-------- RECORDS TO USE

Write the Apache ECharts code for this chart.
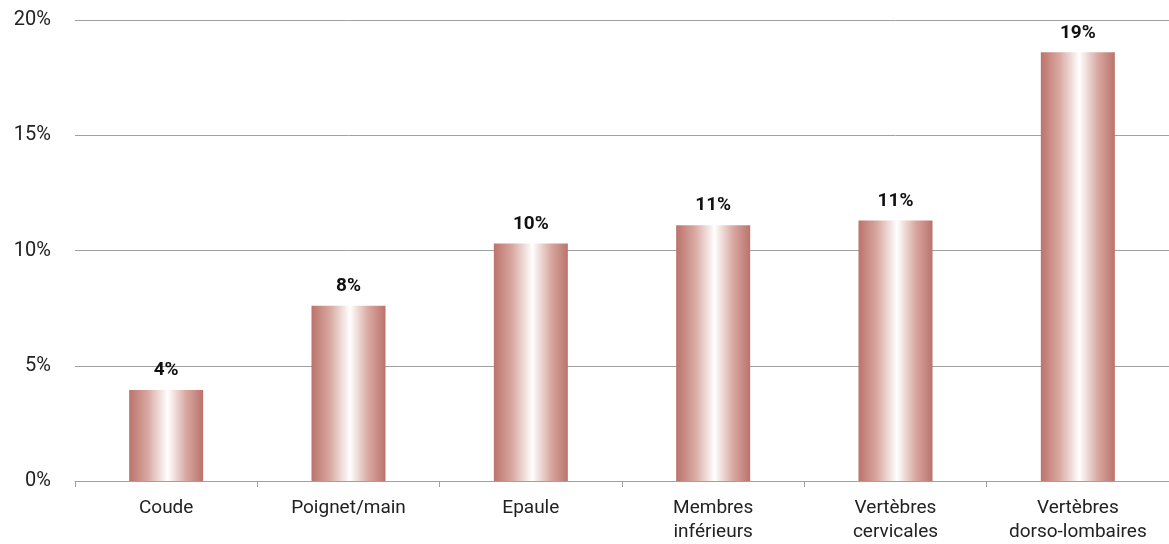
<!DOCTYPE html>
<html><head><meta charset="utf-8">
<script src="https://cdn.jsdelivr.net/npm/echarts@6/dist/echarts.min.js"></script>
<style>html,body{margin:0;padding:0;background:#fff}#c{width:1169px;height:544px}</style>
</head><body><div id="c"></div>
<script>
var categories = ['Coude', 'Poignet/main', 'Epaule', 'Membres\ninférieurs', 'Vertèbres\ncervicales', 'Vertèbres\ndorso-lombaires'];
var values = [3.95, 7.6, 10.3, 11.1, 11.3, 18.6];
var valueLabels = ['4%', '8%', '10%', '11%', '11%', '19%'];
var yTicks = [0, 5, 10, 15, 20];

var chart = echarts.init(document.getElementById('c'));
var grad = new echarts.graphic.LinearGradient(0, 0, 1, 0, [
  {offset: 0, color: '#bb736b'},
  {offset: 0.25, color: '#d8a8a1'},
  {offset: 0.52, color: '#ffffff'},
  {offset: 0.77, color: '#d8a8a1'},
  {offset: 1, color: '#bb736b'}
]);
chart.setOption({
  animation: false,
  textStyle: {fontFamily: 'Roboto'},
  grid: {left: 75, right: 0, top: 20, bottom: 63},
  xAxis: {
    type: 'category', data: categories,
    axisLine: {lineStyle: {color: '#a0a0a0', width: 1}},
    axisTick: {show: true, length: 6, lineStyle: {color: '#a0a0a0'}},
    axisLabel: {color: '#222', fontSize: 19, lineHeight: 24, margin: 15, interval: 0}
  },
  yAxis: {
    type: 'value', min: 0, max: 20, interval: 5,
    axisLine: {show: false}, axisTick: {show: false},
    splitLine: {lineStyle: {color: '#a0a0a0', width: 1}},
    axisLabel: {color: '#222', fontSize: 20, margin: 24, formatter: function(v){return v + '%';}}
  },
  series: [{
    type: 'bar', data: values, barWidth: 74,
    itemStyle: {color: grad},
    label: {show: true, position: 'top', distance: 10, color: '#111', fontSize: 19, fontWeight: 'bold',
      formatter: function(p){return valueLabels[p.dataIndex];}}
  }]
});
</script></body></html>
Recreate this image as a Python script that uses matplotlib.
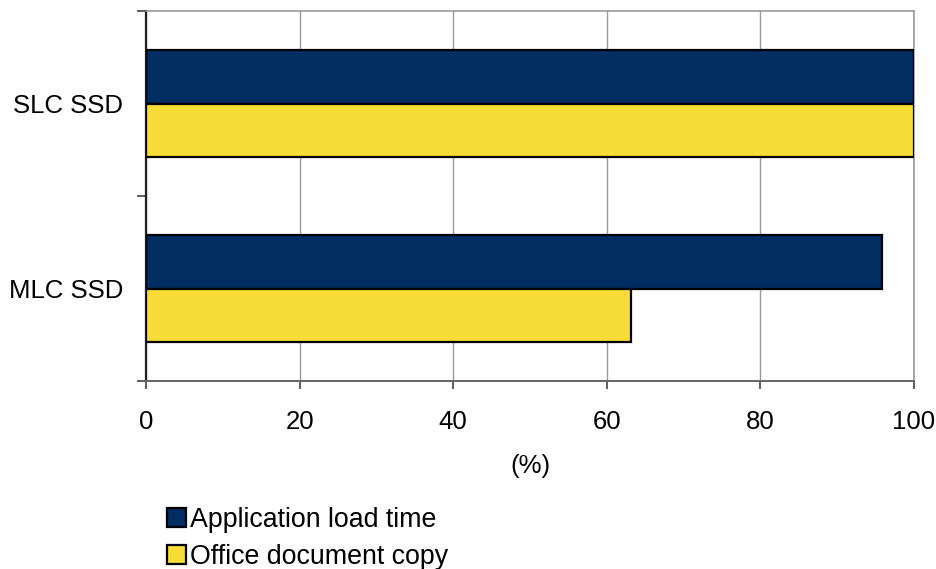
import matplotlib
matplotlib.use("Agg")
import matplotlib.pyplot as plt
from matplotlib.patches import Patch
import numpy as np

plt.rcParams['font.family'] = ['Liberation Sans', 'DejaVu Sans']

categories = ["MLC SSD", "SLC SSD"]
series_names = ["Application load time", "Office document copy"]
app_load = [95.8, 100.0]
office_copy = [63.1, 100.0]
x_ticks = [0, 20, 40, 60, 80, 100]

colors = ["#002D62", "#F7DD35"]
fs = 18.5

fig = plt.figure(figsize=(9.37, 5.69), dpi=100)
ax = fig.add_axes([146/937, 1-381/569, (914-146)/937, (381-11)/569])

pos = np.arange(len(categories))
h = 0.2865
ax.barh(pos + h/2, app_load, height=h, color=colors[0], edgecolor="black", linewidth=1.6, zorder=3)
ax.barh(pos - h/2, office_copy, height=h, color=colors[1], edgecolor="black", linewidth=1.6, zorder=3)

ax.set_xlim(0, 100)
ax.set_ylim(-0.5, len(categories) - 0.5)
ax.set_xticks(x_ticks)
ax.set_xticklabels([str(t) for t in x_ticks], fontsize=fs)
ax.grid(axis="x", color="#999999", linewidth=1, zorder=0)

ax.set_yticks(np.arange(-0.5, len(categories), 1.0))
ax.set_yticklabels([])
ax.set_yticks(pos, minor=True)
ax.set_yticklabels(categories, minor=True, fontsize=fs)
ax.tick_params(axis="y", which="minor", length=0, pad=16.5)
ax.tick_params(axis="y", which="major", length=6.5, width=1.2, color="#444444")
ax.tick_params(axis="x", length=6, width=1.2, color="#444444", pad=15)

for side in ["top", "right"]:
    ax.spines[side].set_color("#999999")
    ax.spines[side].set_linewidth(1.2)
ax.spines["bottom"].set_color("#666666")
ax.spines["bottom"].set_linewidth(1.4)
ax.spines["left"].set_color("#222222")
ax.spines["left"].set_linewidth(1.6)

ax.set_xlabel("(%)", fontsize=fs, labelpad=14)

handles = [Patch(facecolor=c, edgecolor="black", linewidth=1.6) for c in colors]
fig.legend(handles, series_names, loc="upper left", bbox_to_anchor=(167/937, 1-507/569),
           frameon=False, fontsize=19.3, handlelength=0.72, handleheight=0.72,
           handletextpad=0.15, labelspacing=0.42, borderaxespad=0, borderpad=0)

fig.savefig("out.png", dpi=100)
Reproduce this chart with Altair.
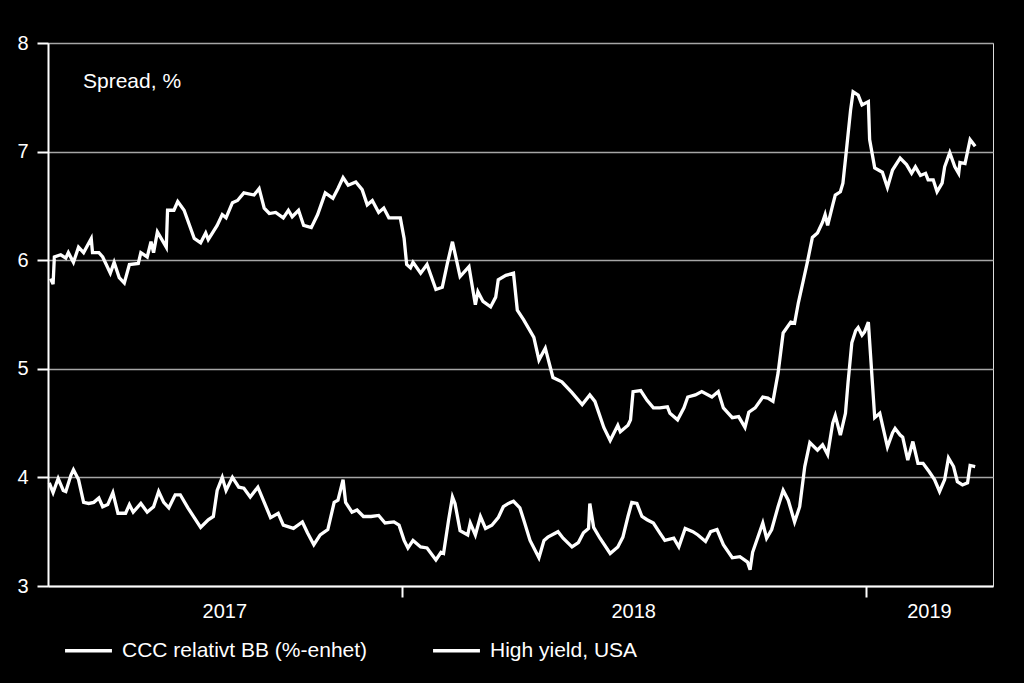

----------------

__WHAT TO PRODUCE__. Copy the records word for word, leaving no picture in the copy.

__SOLVED EXERCISE__.
Write the Apache ECharts code for this chart.
<!DOCTYPE html>
<html><head><meta charset="utf-8">
<script src="https://cdn.jsdelivr.net/npm/echarts@6/dist/echarts.min.js"></script>
<style>html,body{margin:0;padding:0;background:#fff}#c{width:1169px;height:544px}</style>
</head><body><div id="c"></div>
<script>
var categories = ['Coude', 'Poignet/main', 'Epaule', 'Membres\ninférieurs', 'Vertèbres\ncervicales', 'Vertèbres\ndorso-lombaires'];
var values = [3.95, 7.6, 10.3, 11.1, 11.3, 18.6];
var valueLabels = ['4%', '8%', '10%', '11%', '11%', '19%'];
var yTicks = [0, 5, 10, 15, 20];

var chart = echarts.init(document.getElementById('c'));
var grad = new echarts.graphic.LinearGradient(0, 0, 1, 0, [
  {offset: 0, color: '#bb736b'},
  {offset: 0.25, color: '#d8a8a1'},
  {offset: 0.52, color: '#ffffff'},
  {offset: 0.77, color: '#d8a8a1'},
  {offset: 1, color: '#bb736b'}
]);
chart.setOption({
  animation: false,
  textStyle: {fontFamily: 'Roboto'},
  grid: {left: 75, right: 0, top: 20, bottom: 63},
  xAxis: {
    type: 'category', data: categories,
    axisLine: {lineStyle: {color: '#a0a0a0', width: 1}},
    axisTick: {show: true, length: 6, lineStyle: {color: '#a0a0a0'}},
    axisLabel: {color: '#222', fontSize: 19, lineHeight: 24, margin: 15, interval: 0}
  },
  yAxis: {
    type: 'value', min: 0, max: 20, interval: 5,
    axisLine: {show: false}, axisTick: {show: false},
    splitLine: {lineStyle: {color: '#a0a0a0', width: 1}},
    axisLabel: {color: '#222', fontSize: 20, margin: 24, formatter: function(v){return v + '%';}}
  },
  series: [{
    type: 'bar', data: values, barWidth: 74,
    itemStyle: {color: grad},
    label: {show: true, position: 'top', distance: 10, color: '#111', fontSize: 19, fontWeight: 'bold',
      formatter: function(p){return valueLabels[p.dataIndex];}}
  }]
});
</script></body></html>
Recreate this image as a Python script that uses matplotlib.
import matplotlib
matplotlib.use("Agg")
import matplotlib.pyplot as plt
from matplotlib.patches import Patch
import numpy as np

plt.rcParams['font.family'] = ['Liberation Sans', 'DejaVu Sans']

categories = ["MLC SSD", "SLC SSD"]
series_names = ["Application load time", "Office document copy"]
app_load = [95.8, 100.0]
office_copy = [63.1, 100.0]
x_ticks = [0, 20, 40, 60, 80, 100]

colors = ["#002D62", "#F7DD35"]
fs = 18.5

fig = plt.figure(figsize=(9.37, 5.69), dpi=100)
ax = fig.add_axes([146/937, 1-381/569, (914-146)/937, (381-11)/569])

pos = np.arange(len(categories))
h = 0.2865
ax.barh(pos + h/2, app_load, height=h, color=colors[0], edgecolor="black", linewidth=1.6, zorder=3)
ax.barh(pos - h/2, office_copy, height=h, color=colors[1], edgecolor="black", linewidth=1.6, zorder=3)

ax.set_xlim(0, 100)
ax.set_ylim(-0.5, len(categories) - 0.5)
ax.set_xticks(x_ticks)
ax.set_xticklabels([str(t) for t in x_ticks], fontsize=fs)
ax.grid(axis="x", color="#999999", linewidth=1, zorder=0)

ax.set_yticks(np.arange(-0.5, len(categories), 1.0))
ax.set_yticklabels([])
ax.set_yticks(pos, minor=True)
ax.set_yticklabels(categories, minor=True, fontsize=fs)
ax.tick_params(axis="y", which="minor", length=0, pad=16.5)
ax.tick_params(axis="y", which="major", length=6.5, width=1.2, color="#444444")
ax.tick_params(axis="x", length=6, width=1.2, color="#444444", pad=15)

for side in ["top", "right"]:
    ax.spines[side].set_color("#999999")
    ax.spines[side].set_linewidth(1.2)
ax.spines["bottom"].set_color("#666666")
ax.spines["bottom"].set_linewidth(1.4)
ax.spines["left"].set_color("#222222")
ax.spines["left"].set_linewidth(1.6)

ax.set_xlabel("(%)", fontsize=fs, labelpad=14)

handles = [Patch(facecolor=c, edgecolor="black", linewidth=1.6) for c in colors]
fig.legend(handles, series_names, loc="upper left", bbox_to_anchor=(167/937, 1-507/569),
           frameon=False, fontsize=19.3, handlelength=0.72, handleheight=0.72,
           handletextpad=0.15, labelspacing=0.42, borderaxespad=0, borderpad=0)

fig.savefig("out.png", dpi=100)
Reproduce this chart with Altair.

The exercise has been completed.